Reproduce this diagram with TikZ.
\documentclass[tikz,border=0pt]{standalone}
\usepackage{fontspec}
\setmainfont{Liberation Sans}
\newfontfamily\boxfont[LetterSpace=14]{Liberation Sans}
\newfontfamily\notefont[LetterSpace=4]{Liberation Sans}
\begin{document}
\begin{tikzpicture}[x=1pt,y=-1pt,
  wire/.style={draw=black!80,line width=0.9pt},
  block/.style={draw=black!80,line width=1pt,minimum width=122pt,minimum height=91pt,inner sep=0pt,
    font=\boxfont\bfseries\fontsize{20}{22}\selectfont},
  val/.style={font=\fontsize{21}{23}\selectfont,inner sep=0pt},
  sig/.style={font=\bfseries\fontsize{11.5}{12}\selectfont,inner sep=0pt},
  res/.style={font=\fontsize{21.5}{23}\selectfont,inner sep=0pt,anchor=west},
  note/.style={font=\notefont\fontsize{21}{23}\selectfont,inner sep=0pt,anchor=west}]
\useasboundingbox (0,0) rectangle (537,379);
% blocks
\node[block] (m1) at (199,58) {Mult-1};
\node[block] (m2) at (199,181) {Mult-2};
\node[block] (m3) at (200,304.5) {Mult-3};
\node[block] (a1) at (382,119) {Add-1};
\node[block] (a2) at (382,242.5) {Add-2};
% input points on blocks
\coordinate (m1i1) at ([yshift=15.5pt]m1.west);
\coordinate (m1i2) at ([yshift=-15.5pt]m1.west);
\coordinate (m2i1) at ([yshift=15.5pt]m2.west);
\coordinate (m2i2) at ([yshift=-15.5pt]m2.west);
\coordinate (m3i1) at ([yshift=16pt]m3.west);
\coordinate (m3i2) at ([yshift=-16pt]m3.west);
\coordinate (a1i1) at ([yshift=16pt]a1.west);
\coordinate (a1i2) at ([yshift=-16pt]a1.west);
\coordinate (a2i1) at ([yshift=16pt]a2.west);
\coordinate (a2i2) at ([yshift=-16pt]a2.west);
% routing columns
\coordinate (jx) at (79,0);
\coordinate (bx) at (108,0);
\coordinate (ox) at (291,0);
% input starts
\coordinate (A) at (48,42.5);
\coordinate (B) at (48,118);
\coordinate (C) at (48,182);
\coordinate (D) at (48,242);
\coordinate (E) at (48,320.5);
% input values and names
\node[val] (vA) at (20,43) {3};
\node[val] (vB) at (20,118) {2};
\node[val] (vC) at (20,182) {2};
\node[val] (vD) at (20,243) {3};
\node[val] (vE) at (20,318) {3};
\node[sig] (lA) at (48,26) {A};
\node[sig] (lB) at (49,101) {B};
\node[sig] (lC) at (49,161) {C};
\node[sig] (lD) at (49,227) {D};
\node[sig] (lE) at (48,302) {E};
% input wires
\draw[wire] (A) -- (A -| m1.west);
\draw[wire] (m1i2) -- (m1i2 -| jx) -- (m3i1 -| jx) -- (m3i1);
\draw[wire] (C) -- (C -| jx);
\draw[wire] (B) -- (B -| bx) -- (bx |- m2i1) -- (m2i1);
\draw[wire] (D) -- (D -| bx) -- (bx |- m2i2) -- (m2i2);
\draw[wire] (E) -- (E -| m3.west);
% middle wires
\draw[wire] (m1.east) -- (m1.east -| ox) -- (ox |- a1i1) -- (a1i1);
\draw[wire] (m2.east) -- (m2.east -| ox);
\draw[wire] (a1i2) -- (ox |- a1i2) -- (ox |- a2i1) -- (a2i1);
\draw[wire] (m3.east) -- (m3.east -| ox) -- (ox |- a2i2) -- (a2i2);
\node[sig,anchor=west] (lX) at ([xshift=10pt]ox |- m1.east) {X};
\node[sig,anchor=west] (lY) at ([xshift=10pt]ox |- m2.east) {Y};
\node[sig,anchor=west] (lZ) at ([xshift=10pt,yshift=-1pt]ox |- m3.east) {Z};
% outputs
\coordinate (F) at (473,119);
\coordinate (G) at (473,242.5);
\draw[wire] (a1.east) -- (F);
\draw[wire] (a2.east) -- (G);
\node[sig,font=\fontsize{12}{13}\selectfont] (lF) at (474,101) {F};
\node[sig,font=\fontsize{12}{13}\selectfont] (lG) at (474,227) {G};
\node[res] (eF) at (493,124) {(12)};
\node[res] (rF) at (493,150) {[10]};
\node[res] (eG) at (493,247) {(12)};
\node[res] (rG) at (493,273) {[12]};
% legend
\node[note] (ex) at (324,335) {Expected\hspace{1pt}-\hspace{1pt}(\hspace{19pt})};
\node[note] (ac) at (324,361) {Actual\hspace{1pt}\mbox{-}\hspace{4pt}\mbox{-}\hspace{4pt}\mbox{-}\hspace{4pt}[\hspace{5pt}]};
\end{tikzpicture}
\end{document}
* * *
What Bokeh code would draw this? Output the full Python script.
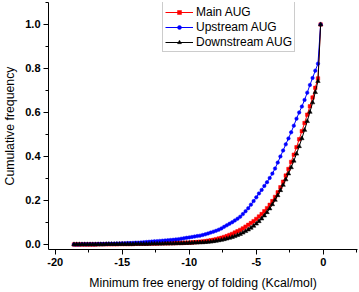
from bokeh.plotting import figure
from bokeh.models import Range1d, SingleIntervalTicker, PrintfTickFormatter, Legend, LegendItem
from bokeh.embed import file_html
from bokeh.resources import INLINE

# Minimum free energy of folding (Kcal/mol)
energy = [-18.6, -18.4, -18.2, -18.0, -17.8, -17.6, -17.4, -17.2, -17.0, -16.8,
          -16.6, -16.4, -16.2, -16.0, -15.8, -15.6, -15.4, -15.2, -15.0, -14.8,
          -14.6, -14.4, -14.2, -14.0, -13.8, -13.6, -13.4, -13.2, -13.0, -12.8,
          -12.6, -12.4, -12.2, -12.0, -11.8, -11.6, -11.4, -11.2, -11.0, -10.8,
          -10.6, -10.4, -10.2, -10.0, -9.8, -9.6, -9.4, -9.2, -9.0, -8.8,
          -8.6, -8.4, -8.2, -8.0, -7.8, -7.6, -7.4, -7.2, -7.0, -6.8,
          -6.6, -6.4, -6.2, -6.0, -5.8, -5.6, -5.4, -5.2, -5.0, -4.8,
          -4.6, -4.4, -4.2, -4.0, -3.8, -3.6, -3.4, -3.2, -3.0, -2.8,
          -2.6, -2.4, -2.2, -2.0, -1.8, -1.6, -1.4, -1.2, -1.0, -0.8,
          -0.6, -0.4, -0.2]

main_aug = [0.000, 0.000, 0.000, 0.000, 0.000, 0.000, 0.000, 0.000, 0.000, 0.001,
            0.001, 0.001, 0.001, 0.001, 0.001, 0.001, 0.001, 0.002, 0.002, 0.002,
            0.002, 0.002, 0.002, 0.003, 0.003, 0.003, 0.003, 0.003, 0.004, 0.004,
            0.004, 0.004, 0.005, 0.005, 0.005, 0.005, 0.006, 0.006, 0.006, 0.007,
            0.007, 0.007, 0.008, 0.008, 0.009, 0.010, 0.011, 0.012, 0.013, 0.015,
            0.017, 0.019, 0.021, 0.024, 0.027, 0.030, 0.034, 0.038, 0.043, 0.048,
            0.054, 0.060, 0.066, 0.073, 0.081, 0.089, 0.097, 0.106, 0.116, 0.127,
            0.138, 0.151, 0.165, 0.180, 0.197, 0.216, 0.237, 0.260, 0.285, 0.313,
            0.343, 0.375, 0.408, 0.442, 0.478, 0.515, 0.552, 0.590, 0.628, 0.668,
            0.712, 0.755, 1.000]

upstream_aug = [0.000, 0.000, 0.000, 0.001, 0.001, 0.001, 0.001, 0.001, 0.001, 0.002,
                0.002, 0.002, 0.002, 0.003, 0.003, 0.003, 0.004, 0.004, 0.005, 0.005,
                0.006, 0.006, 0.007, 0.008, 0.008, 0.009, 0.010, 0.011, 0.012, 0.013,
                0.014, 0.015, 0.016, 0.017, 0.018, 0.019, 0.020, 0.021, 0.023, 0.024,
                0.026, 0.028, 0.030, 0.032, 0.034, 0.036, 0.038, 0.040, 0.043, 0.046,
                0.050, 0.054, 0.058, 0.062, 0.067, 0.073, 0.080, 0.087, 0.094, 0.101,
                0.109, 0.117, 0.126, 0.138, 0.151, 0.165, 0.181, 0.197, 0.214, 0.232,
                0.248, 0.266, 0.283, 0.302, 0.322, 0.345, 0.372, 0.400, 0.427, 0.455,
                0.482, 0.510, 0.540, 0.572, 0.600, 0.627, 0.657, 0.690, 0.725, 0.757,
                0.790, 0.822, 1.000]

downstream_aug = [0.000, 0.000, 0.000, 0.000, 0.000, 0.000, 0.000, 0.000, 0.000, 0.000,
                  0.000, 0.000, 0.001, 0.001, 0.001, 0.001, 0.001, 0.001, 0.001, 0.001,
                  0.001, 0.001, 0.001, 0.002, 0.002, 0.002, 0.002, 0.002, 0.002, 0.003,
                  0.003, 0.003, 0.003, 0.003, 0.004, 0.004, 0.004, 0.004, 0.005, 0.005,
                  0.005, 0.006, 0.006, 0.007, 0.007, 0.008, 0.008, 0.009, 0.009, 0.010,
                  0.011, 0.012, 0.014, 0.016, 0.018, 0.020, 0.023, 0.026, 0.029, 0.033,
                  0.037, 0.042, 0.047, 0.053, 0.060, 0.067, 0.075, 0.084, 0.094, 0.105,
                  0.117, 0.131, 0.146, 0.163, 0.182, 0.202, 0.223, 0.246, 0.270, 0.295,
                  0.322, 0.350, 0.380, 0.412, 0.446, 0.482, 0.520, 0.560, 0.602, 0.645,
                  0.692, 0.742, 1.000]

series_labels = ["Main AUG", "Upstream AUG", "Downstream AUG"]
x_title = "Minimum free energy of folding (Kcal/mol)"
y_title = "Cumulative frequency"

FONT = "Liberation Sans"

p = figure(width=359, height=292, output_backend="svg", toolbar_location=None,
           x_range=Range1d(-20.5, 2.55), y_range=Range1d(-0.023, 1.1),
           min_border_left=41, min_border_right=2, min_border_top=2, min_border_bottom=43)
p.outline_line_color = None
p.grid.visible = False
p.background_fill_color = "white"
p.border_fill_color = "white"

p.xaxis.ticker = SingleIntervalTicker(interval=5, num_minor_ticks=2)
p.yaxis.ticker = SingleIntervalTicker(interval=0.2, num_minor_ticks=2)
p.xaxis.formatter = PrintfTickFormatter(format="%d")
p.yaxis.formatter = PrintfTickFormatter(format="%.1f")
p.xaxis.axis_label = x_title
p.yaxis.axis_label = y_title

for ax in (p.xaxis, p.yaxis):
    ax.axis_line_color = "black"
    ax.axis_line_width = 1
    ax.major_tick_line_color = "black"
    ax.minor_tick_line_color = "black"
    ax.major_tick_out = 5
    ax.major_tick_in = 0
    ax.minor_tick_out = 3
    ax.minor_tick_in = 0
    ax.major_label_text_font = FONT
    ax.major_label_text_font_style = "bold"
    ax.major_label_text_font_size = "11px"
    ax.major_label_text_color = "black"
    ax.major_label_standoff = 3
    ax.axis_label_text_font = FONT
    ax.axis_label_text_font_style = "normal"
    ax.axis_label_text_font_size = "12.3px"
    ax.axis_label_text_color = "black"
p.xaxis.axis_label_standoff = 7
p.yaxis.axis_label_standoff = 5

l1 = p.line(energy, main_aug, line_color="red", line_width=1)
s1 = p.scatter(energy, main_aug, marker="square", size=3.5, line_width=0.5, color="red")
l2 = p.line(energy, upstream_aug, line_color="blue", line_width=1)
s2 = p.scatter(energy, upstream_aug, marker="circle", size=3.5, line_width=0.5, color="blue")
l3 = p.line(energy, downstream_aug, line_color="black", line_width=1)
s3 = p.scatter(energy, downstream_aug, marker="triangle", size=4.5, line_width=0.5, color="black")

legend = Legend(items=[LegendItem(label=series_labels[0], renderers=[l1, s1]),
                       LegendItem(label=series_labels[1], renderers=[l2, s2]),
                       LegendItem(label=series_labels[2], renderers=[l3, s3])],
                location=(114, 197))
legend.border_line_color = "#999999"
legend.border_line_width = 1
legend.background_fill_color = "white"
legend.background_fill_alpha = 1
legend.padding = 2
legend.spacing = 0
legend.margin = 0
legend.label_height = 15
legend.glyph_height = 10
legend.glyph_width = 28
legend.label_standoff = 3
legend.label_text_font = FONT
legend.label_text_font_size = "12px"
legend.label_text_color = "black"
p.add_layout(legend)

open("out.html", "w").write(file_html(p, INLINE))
---
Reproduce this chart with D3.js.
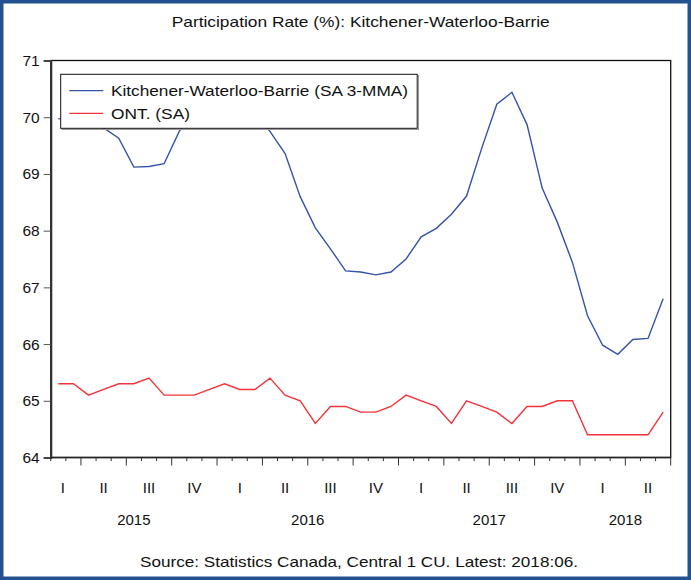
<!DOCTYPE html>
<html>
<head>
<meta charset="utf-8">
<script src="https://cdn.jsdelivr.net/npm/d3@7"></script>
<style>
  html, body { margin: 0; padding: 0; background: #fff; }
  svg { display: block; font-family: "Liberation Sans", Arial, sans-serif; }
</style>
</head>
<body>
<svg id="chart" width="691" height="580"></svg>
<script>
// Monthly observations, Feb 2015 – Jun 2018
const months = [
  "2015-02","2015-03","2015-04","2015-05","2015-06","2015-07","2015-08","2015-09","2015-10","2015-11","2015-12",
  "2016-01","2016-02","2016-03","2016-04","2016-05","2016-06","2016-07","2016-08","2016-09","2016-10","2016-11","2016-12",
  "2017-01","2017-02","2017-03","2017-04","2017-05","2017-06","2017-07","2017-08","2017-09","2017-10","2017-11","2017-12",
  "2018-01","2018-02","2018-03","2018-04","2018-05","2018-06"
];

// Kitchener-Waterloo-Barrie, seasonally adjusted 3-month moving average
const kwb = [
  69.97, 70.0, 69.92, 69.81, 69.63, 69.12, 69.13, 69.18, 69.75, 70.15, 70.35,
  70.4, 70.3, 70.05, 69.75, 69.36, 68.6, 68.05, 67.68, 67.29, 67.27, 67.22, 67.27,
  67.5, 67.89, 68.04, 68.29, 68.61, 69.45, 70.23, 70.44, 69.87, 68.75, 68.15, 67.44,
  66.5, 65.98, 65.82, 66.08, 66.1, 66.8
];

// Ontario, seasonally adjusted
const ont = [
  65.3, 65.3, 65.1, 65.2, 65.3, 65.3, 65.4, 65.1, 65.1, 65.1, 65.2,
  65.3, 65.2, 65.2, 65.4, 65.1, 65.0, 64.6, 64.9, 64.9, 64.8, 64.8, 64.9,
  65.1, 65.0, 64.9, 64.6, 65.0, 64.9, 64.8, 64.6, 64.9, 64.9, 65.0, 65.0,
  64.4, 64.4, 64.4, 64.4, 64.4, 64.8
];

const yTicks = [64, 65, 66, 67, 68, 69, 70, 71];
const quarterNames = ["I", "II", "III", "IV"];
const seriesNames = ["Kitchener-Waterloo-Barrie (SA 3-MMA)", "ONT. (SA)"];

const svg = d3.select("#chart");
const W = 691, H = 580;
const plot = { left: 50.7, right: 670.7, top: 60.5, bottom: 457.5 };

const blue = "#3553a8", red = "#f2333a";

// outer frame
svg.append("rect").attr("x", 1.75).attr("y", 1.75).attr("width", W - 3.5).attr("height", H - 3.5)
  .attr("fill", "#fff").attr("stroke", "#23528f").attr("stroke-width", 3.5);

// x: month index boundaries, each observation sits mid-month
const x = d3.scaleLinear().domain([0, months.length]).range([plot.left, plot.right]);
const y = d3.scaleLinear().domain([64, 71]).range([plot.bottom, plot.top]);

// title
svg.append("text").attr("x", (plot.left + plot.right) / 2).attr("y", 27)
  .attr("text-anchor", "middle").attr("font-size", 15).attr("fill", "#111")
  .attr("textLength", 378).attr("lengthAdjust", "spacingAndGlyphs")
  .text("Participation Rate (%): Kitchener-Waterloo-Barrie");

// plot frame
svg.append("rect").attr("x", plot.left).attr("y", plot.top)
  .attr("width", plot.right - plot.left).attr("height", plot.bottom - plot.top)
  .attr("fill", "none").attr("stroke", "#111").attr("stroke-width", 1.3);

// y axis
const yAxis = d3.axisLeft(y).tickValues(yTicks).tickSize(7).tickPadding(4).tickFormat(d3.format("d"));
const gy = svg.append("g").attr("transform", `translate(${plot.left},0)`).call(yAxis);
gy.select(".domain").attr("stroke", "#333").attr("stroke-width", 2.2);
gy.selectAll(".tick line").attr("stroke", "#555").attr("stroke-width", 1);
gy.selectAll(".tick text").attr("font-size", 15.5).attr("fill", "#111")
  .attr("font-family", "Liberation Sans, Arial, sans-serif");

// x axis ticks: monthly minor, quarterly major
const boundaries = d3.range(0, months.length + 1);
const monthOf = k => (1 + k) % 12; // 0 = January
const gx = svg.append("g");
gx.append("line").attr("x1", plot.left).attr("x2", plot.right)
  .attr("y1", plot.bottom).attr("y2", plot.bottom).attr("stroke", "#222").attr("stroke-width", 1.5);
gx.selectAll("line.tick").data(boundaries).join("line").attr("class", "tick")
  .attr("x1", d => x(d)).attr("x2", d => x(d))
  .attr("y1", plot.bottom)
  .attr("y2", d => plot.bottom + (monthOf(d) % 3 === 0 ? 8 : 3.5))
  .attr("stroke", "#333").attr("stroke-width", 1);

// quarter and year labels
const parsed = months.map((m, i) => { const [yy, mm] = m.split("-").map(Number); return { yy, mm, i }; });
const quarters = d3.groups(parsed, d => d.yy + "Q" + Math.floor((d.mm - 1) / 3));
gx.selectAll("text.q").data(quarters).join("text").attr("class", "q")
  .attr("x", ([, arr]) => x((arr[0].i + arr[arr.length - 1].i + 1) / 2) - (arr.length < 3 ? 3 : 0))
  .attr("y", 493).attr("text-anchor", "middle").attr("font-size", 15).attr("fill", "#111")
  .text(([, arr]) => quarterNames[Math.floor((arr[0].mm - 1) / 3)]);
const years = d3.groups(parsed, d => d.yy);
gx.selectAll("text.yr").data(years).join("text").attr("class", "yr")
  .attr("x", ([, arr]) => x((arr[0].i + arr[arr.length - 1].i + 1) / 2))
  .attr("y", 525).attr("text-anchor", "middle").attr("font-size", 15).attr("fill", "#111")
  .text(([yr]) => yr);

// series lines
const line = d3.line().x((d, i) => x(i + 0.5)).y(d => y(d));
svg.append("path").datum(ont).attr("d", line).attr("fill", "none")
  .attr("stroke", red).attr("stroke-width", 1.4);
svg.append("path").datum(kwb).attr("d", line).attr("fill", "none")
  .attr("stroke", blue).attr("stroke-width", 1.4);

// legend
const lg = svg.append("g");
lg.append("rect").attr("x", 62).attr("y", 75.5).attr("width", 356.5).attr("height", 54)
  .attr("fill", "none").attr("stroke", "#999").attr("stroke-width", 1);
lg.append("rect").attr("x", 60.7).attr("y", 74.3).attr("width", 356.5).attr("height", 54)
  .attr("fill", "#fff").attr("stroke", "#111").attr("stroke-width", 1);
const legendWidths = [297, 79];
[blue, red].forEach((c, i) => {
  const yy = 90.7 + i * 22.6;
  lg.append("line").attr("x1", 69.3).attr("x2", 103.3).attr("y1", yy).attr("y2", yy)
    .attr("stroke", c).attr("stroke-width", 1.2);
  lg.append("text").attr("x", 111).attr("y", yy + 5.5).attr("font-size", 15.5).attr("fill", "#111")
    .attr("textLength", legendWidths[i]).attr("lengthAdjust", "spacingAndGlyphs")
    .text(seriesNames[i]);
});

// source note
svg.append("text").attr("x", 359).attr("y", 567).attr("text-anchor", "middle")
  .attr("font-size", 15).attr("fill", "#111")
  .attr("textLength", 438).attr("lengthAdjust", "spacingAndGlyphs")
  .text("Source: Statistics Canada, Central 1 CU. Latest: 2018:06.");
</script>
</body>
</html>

_Written problem_
Show each line of the data that contains the string "with".

_Correct answer_
Reproduce this diagram with TikZ.
Reproduce this chart with D3.js.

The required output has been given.